A Gardening Journal
Mexican Grass Tree
- Published: November 23 2014
I was lucky to have been able to visit California's Bay Area this month. Its subtropical climate is so welcoming it's difficult to tolerate: You can grow directly in the garden much of what we prize back East—beech trees, Japanese maples, many of our perennials—plus most of what we can grow only via containers and greenhouses. Even generic tree-pit plantings can be an impossibly lush mash-up of what, for us, would be priceless conservatory specimens and workaday stalwarts: Boxwood at the base of a palm tree, say, just barely holding its nose above a surf of aeoniums and amaryllis.

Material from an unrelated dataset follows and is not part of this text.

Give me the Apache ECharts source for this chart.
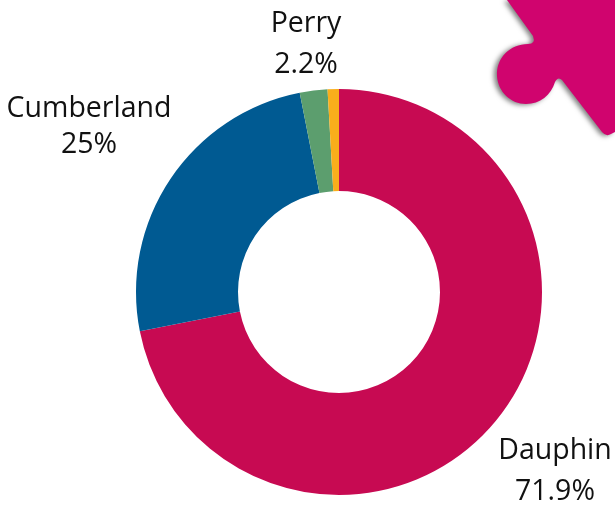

Despite the incessant beauty, you can't stop to gawk every twenty feet. The rest of life must go on; I had a wedding to attend, as well as friends to meet for dinner. Thank goodness, I was able to reserve time to visit two of the world's most important botanical gardens. In each, I was slack-jawed by horticulture that would be impossible back East, regardless of effort, time, or money—such as this massive, perfectly-groomed Mexican grass tree in the succulent garden of the San Francisco Botanical Garden.
Not a true tree, let alone a grass, Dasylirion quadrangulatum is a yucca cousin whose countless three-foot leaves are wire-thin. (And quadrangular, i.e., four sided, in cross-section.) They emerge from a central growth tip, arching farther and farther out as newer leaves slowly extend the trunk-like center higher. Leaves remain attached even in death; here, the lower trunk has been shorn, while the upper brown leaves have been beveled into an elegant dias for the hemisphere of live foliage above.
At the very center, thrusting upward like a molten eruption caught by stop-action photography, is the yellow-green inner column of nascent leaves.
This astounding specimen is about twelve feet tall and, darn it, I didn't bring along a collapsible step-ladder—whose use, in any case, would have been verboten. A closer view of the very heart of life of this remarkable species seemed hopeless. But the next day, I was able to race across the Bay to the Berkeley Botanical Garden. And there, right in the entry bed, was another Dasylirion quadrangulatum. This individual's trunk was just a couple of feet tall and, even more important, its entire head of quill-like growth was within easy reach even while I remained on the pathway.
There was no use resisting. I had to riffle through the plant's sheaf of bluish foliage. In addition to the tactile experience of fingering the stiff leaves, I could spread aside the surrounding hordes of mature foliage to reveal the paler newest growth at the center. In fastidious demonstration of the color spectrum, quill by quill, outer to inner, leaf hues changed from slate blue to blue-green to creamy green to, at the lower core—the very youngest leaves, which normally weren't yet exposed to direct light—the green-free brightness of heavy cream.
Yes, this Dasylirion is just a plant—and yet, I had revealed something private. In respect (but not before snapping a couple of pictures) I withdrew. The foliage immediately reshuffled itself back to its vertical array, hiding the youngest growth from view even as the tall core of greenish leaves reformed the astonishing central column I had seen the day before.
I'll profile this sensational species soon. I'll focus on my containered specimen, which is several years too young to display the greenish "molten eruption." Its canopy of live foliage is still filling out a full hemisphere, so light penetrates right to the center. Even young foliage develops the slate-blue coloring that, for the much older and more densely-leaved specimens in these California gardens, is characteristic only of mature leaves.